▸ **What is needed**
Below are some entries. Transcribe the lines from the one holding "Clone this diagram in TikZ." to the one holding "(wp) at (732,336)", inclusive, but not the pictures among them.

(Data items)
★ ★ ★
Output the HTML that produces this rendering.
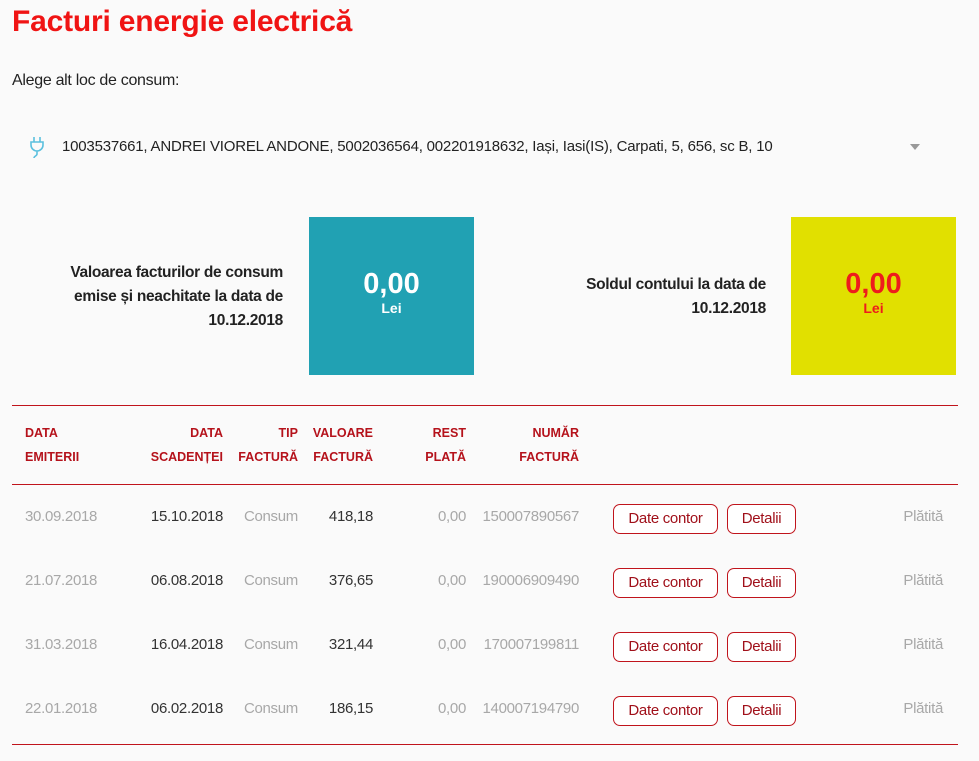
<!DOCTYPE html>
<html><head><meta charset="utf-8">
<style>
body{margin:0;width:979px;height:761px;background:#fafafa;font-family:"Liberation Sans",sans-serif;position:relative;overflow:hidden;color:#222}
.a{position:absolute;white-space:nowrap}
.hd{color:#b5121b;font-weight:bold;font-size:12.5px;line-height:24px;text-align:right}
.line{position:absolute;left:12px;width:946px;height:1px;background:#c0141c}
.cell{position:absolute;font-size:15px;line-height:20px;white-space:nowrap;letter-spacing:-0.3px}
.g{color:#a8a8a8}.d{color:#333}
.btn{position:absolute;height:28px;border:1px solid #c0141c;border-radius:7px;color:#a0101a;font-size:15px;line-height:28px;text-align:center;background:#fff;letter-spacing:-0.3px}
</style></head><body>
<div class="a" style="left:12px;top:5px;font-size:30px;font-weight:bold;color:#f01414;letter-spacing:-0.2px">Facturi energie electrică</div>
<div class="a" style="left:12px;top:72px;font-size:16px;letter-spacing:-0.3px">Alege alt loc de consum:</div>
<div class="a" style="left:12px;top:130px;width:946px;height:34px">
 <svg style="position:absolute;left:17px;top:6px" width="16" height="24" viewBox="0 0 16 24"><path d="M5 1v5M11 1v5M2 6h12v3a6 6 0 0 1-12 0z M8 15v3c0 2-3 2-3 4" fill="none" stroke="#5bc0de" stroke-width="1.6"/></svg>
 <div class="a" style="left:50px;top:8px;font-size:15px;letter-spacing:-0.2px">1003537661, ANDREI VIOREL ANDONE, 5002036564, 002201918632, Iași, Iasi(IS), Carpati, 5, 656, sc B, 10</div>
 <div class="a" style="left:898px;top:14px;width:0;height:0;border-left:5px solid transparent;border-right:5px solid transparent;border-top:6px solid #999"></div>
</div>
<div class="a" style="right:696px;top:261px;font-size:15.5px;font-weight:bold;line-height:24px;text-align:right;letter-spacing:-0.3px">Valoarea facturilor de consum<br>emise și neachitate la data de<br>10.12.2018</div>
<div class="a" style="left:309px;top:217px;width:165px;height:158px;background:#21a1b3;color:#fff;text-align:center">
 <div style="margin-top:51px;font-size:29px;font-weight:bold;line-height:32px">0,00</div><div style="font-size:14px;font-weight:bold">Lei</div></div>
<div class="a" style="right:213px;top:273px;font-size:15.5px;font-weight:bold;line-height:24px;text-align:right;letter-spacing:-0.3px">Soldul contului la data de<br>10.12.2018</div>
<div class="a" style="left:791px;top:217px;width:165px;height:158px;background:#e1e000;color:#ee1c1c;text-align:center">
 <div style="margin-top:51px;font-size:29px;font-weight:bold;line-height:32px">0,00</div><div style="font-size:14px;font-weight:bold">Lei</div></div>
<div class="line" style="top:405px"></div>
<div class="a hd" style="left:25px;top:421px;text-align:left">DATA<br>EMITERII</div>
<div class="a hd" style="right:756px;top:421px">DATA<br>SCADENȚEI</div>
<div class="a hd" style="right:681px;top:421px">TIP<br>FACTURĂ</div>
<div class="a hd" style="right:606px;top:421px">VALOARE<br>FACTURĂ</div>
<div class="a hd" style="right:513px;top:421px">REST<br>PLATĂ</div>
<div class="a hd" style="right:400px;top:421px">NUMĂR<br>FACTURĂ</div>
<div class="line" style="top:484px"></div>
<div class="line" style="top:744px"></div>
<div id="rows"></div>
<script>
const emitted=["30.09.2018","21.07.2018","31.03.2018","22.01.2018"];
const due=["15.10.2018","06.08.2018","16.04.2018","06.02.2018"];
const amounts=["418,18","376,65","321,44","186,15"];
const rest=["0,00","0,00","0,00","0,00"];
const numbers=["150007890567","190006909490","170007199811","140007194790"];
const rowsEl=document.getElementById('rows');
function cell(parent,txt,cls,style,name){const d=document.createElement('div');d.className='cell '+cls;d.textContent=txt;d.style.cssText=style;


parent.appendChild(d);return d;}
emitted.forEach((e,i)=>{
 const y=507+i*64;
 const r=document.createElement('div');
 
 
 rowsEl.appendChild(r);
 cell(r,e,'g','left:25px;top:'+y+'px','issue-date');
 cell(r,due[i],'d','right:756px;top:'+y+'px','due-date');
 cell(r,'Consum','g','right:681px;top:'+y+'px','invoice-type');
 cell(r,amounts[i],'d','right:606px;top:'+y+'px','invoice-amount');
 cell(r,rest[i],'g','right:513px;top:'+y+'px','remaining-amount');
 cell(r,numbers[i],'g','right:400px;top:'+y+'px','invoice-number');
 cell(r,'Plătită','g','right:36px;top:'+y+'px','payment-status');
 const b1=document.createElement('div');b1.className='btn';b1.textContent='Date contor';b1.style.cssText='left:613px;top:'+(y-3)+'px;width:103px';
 
 
 r.appendChild(b1);
 const b2=document.createElement('div');b2.className='btn';b2.textContent='Detalii';b2.style.cssText='left:727px;top:'+(y-3)+'px;width:67px';
 
 
 r.appendChild(b2);
});
</script>
</body></html>
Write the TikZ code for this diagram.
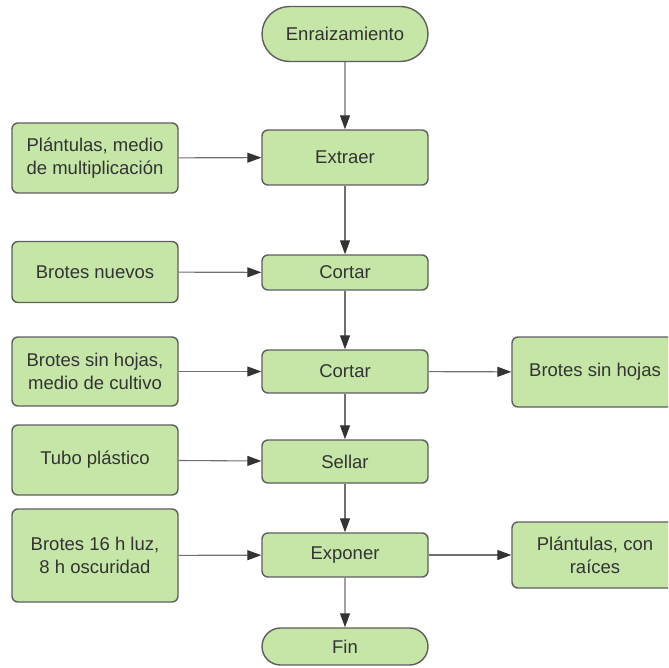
\documentclass[tikz,border=0pt]{standalone}
\usepackage{fontspec}
\setmainfont{Liberation Sans}
\usetikzlibrary{arrows.meta, shapes.misc}

\definecolor{boxfill}{HTML}{C6E6A8}
\definecolor{boxline}{HTML}{5E5E5E}
\definecolor{flowline}{HTML}{707070}
\definecolor{tipcolor}{HTML}{333333}
\definecolor{textcolor}{HTML}{333333}

\tikzset{
  box/.style = {draw = boxline, fill = boxfill, line width = 0.7pt, rounded corners = 3pt,
    minimum width = 83pt, inner sep = 0pt, align = center, text = textcolor},
  terminal/.style = {draw = boxline, fill = boxfill, line width = 0.7pt, rounded rectangle,
    minimum width = 83pt, inner sep = 0pt, align = center, text = textcolor},
  flow/.style = {draw = flowline, line width = 0.55pt,
    -{Triangle[length = 7pt, width = 5pt, color = tipcolor]}}
}

\begin{document}
\begin{tikzpicture}[x = 0.5pt, y = -0.5pt, font = \fontsize{9.25}{11.3}\selectfont]
    \useasboundingbox (0, 0) rectangle (668, 668);
    \clip (0, 0) rectangle (668, 668);
    \node[terminal, minimum height = 27.5pt] (enraizamiento) at (345, 34) {Enraizamiento};
    \node[box, minimum height = 27.5pt] (extraer) at (345, 157.5) {Extraer};
    \node[box, minimum height = 35pt] (plantulas medio) at (95, 158) {Plántulas, medio \\ de multiplicación};
    \draw[flow] (enraizamiento) -- (extraer);
    \draw[flow] (plantulas medio) -- (extraer);
    \node[box, minimum height = 30.5pt] (brotes nuevos) at (95, 272) {Brotes nuevos};
    \node[box, minimum height = 17.5pt] (cortar brotes) at (345, 272.5) {Cortar};
    \draw[flow] (extraer) -- (cortar brotes);
    \draw[flow] (brotes nuevos) -- (cortar brotes);
    \node[box, minimum height = 34.5pt] (brotes medio) at (95, 371.5) {Brotes sin hojas, \\ medio de cultivo};
    \node[box, minimum height = 21.5pt] (cortar hojas) at (345, 371.5) {Cortar};
    \node[box, minimum height = 35pt] (brotes sin hojas) at (595, 372) {Brotes sin hojas};
    \draw[flow] (cortar brotes) -- (cortar hojas);
    \draw[flow] (brotes medio) -- (cortar hojas);
    \draw[flow] (cortar hojas) -- (brotes sin hojas);
    \node[box, minimum height = 35pt] (tubo plastico) at (95, 460) {Tubo plástico};
    \node[box, minimum height = 21.5pt] (sellar) at (345, 461.5) {Sellar};
    \draw[flow] (cortar hojas) -- (sellar);
    \draw[flow] (tubo plastico) -- (sellar);
    \node[box, minimum height = 46.5pt] (brotes luz) at (95, 555.5) {Brotes 16 h luz, \\ 8 h oscuridad};
    \node[box, minimum height = 22pt] (exponer) at (345, 555) {Exponer};
    \node[box, minimum height = 33pt] (plantulas raices) at (595, 555) {Plántulas, con \\ raíces};
    \draw[flow] (sellar) -- (exponer);
    \draw[flow] (brotes luz) -- (exponer);
    \draw[flow] (exponer) -- (plantulas raices);
    \node[terminal, minimum height = 18.5pt] (fin) at (345, 646.5) {Fin};
    \draw[flow] (exponer) -- (fin);
\end{tikzpicture}
\end{document}
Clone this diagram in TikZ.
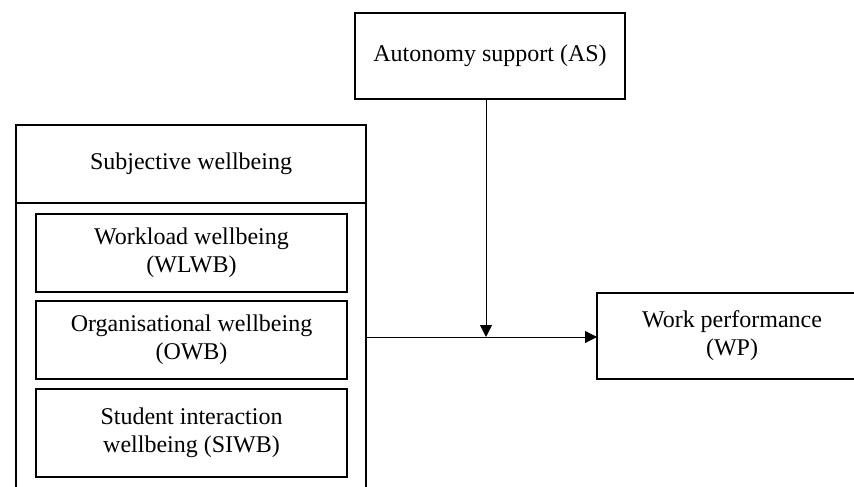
\documentclass[tikz,border=0pt]{standalone}
\usepackage{fontspec}
\setmainfont{Liberation Serif}
\usetikzlibrary{arrows.meta, positioning}

\tikzset{
  box/.style={draw, line width=1.2pt, align=center, inner sep=0pt, outer sep=0pt,
              font=\fontsize{12}{14}\selectfont},
  mainbox/.style={box, minimum width=135pt, minimum height=43pt},
  subbox/.style={box, minimum width=155.5pt, minimum height=39pt},
  link/.style={line width=0.5pt, -{Triangle[length=6pt, width=6pt]}}
}

\begin{document}
\begin{tikzpicture}[x=0.5pt, y=-0.5pt]
  \useasboundingbox (0,0) rectangle (854,486);
  \clip (0,0) rectangle (854,486);

  % moderator and outcome
  \node[mainbox] (as) at (490,56) {Autonomy support (AS)};
  \node[mainbox] (wp) at (732,336) {Work performance\\(WP)};

  % predictor block
  \node[box, minimum width=175pt, minimum height=200pt, anchor=north] (sw) at (191,125) {};
  \node[font=\fontsize{12}{14}\selectfont] (swhead) at (191,164) {Subjective wellbeing};
  \coordinate (hdr) at (0,203);
  \draw[line width=1.2pt] (sw.west |- hdr) -- (sw.east |- hdr);

  \node[subbox] (wlwb) at (191.5,253) {Workload wellbeing\\(WLWB)};
  \node[subbox, below=4.5pt of wlwb] (owb) {Organisational wellbeing\\(OWB)};
  \node[subbox, minimum height=44pt, below=5pt of owb] (siwb) {Student interaction\\wellbeing (SIWB)};

  % paths
  \coordinate (join) at (486,337);
  \draw[link] (sw.east |- join) -- (wp.west |- join);
  \draw[link] (as.south -| join) -- (join);

\end{tikzpicture}
\end{document}
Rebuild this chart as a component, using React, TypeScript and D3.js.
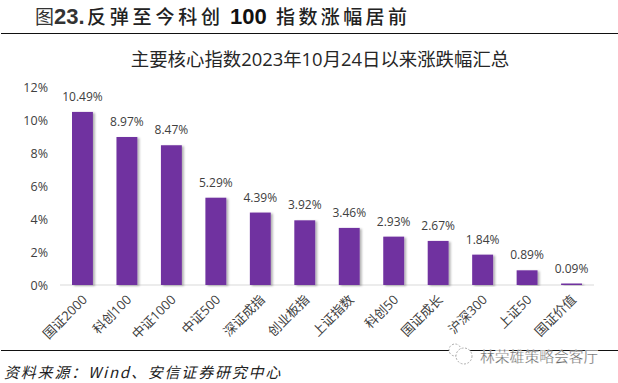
★ ★ ★
▸ **Output of the exercise**
Clone this diagram in TikZ.
\documentclass[tikz,border=0pt]{standalone}
\usepackage{fontspec}
\setmainfont{Liberation Serif}
\usetikzlibrary{arrows.meta, positioning}

\tikzset{
  box/.style={draw, line width=1.2pt, align=center, inner sep=0pt, outer sep=0pt,
              font=\fontsize{12}{14}\selectfont},
  mainbox/.style={box, minimum width=135pt, minimum height=43pt},
  subbox/.style={box, minimum width=155.5pt, minimum height=39pt},
  link/.style={line width=0.5pt, -{Triangle[length=6pt, width=6pt]}}
}

\begin{document}
\begin{tikzpicture}[x=0.5pt, y=-0.5pt]
  \useasboundingbox (0,0) rectangle (854,486);
  \clip (0,0) rectangle (854,486);

  % moderator and outcome
  \node[mainbox] (as) at (490,56) {Autonomy support (AS)};
  \node[mainbox] (wp) at (732,336) {Work performance\\(WP)};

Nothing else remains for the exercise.